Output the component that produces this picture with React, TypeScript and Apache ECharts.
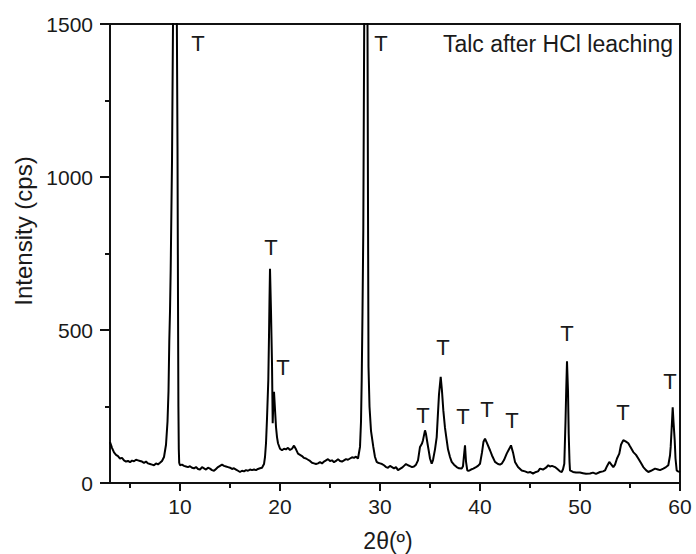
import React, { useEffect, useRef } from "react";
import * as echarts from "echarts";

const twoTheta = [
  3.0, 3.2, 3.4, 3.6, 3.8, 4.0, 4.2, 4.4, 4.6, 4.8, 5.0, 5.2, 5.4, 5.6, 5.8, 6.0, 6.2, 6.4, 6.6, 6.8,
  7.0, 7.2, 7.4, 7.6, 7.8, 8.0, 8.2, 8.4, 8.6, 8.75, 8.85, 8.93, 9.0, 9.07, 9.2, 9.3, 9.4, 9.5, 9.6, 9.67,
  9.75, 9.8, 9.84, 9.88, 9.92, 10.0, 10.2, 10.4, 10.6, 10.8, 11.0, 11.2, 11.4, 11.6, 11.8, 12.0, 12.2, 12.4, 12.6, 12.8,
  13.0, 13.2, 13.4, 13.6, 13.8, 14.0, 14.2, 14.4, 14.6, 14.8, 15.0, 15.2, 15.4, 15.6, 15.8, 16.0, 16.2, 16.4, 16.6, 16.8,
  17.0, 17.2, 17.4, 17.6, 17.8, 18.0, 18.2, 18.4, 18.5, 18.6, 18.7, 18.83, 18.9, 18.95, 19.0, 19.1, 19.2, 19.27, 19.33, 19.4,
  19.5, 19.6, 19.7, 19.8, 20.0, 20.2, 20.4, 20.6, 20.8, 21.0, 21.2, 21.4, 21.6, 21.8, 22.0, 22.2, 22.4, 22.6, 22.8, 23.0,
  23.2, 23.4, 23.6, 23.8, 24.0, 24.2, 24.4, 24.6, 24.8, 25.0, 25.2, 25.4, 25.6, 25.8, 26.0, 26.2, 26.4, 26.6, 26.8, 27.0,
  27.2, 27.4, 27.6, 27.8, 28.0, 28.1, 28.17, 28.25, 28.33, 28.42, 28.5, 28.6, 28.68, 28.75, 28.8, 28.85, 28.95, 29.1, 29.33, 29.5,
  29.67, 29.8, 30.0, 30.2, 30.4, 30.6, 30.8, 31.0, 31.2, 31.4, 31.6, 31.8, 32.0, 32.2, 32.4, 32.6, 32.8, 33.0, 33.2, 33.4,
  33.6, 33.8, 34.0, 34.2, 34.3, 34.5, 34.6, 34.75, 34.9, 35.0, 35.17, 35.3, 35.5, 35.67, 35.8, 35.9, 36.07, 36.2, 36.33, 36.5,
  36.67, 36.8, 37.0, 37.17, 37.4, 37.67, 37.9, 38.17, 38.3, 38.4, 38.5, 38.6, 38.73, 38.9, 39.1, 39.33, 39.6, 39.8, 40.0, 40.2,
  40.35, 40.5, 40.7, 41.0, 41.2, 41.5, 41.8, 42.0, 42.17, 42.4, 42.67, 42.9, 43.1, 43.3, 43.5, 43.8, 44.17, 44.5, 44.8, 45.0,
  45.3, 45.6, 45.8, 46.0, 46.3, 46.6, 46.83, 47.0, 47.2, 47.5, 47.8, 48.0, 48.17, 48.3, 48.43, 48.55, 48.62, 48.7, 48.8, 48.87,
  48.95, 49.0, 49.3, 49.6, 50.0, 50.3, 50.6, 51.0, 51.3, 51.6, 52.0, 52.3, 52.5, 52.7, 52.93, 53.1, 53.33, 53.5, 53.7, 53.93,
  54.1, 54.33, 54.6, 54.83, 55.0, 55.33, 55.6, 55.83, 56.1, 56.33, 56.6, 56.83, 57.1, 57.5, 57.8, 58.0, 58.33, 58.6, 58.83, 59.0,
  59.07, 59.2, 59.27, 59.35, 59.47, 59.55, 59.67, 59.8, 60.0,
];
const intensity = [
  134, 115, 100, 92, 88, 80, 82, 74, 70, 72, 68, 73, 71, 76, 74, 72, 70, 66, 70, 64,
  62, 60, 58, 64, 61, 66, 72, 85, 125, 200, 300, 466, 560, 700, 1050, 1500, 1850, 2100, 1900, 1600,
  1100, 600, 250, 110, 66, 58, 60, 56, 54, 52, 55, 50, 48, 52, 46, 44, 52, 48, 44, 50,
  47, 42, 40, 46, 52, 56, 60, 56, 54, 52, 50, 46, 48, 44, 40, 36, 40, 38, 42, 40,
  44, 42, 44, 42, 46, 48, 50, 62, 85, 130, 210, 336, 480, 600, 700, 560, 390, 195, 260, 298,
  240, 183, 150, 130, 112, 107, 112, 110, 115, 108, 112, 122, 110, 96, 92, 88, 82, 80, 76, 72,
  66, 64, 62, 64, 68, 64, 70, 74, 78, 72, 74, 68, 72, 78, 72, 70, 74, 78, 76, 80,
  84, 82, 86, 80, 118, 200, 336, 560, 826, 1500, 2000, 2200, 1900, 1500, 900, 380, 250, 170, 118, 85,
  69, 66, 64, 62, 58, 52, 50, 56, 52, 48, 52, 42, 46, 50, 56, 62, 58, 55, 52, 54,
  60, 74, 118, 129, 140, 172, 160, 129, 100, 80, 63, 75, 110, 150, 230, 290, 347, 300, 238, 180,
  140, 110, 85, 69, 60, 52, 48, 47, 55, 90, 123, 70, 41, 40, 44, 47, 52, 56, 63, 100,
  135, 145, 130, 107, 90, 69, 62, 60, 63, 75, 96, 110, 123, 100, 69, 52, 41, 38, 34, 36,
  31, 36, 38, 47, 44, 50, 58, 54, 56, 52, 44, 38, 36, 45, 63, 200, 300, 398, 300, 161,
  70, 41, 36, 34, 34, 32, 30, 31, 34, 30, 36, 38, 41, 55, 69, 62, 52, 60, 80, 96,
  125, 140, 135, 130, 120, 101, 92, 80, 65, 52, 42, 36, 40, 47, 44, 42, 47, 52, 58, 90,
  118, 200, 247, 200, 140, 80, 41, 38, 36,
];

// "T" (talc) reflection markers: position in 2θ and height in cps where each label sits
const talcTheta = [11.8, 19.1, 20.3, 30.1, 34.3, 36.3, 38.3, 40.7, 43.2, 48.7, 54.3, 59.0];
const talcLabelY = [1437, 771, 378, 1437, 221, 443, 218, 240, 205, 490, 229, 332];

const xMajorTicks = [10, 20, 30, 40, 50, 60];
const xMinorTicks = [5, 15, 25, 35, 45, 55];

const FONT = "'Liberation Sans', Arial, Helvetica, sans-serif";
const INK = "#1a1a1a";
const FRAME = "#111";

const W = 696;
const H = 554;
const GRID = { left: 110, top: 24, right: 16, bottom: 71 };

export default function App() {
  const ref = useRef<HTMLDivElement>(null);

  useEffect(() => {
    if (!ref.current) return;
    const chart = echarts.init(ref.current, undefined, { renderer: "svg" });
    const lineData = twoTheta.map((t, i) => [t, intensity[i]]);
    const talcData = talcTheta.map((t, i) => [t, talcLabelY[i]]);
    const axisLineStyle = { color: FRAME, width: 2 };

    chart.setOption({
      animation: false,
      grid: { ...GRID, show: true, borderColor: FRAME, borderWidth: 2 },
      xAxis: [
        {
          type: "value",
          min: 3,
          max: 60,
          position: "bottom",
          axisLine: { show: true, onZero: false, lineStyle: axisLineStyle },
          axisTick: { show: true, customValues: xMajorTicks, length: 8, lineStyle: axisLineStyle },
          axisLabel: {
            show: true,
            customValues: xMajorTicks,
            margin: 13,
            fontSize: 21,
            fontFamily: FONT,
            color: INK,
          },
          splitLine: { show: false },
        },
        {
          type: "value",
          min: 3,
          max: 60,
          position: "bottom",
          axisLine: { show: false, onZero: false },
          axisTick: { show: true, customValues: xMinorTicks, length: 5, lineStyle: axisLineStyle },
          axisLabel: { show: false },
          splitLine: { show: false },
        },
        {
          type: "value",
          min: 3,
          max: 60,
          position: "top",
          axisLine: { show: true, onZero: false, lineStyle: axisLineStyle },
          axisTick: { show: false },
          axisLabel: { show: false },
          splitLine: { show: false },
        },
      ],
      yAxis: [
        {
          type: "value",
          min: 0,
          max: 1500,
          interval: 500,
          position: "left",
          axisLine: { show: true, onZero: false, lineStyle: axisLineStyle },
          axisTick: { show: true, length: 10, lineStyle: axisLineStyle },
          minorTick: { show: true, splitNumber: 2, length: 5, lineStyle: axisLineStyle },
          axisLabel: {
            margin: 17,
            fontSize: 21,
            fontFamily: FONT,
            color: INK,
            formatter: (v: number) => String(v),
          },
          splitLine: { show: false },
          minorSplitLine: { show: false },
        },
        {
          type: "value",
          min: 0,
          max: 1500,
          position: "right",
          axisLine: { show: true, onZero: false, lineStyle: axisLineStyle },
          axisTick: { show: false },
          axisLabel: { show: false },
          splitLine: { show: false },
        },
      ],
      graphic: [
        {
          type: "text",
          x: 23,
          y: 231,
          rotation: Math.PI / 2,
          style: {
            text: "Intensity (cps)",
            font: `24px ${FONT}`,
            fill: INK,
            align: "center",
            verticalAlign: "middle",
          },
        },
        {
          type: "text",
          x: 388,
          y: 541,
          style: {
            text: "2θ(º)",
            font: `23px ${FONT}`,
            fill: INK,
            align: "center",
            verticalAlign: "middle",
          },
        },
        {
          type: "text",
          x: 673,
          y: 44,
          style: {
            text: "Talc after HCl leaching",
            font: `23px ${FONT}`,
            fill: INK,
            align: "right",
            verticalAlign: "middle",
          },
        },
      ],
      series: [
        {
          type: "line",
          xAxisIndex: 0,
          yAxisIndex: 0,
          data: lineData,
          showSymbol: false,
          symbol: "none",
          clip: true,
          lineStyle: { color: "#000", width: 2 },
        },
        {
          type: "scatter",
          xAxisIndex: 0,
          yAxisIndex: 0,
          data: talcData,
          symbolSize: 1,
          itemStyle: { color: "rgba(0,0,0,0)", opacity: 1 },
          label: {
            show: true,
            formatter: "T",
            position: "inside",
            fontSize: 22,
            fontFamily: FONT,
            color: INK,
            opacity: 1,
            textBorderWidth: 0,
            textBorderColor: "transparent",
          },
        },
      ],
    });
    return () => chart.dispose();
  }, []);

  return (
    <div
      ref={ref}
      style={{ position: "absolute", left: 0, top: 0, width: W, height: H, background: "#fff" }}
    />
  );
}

Aim of the task | Please restate the material above line by line, exactly, beginning at its first line and ending with the line that contains "import * as", without any pictures.

Full response |
Output the component that produces this picture with React, TypeScript and Apache ECharts.
import React, { useEffect, useRef } from "react";
import * as echarts from "echarts";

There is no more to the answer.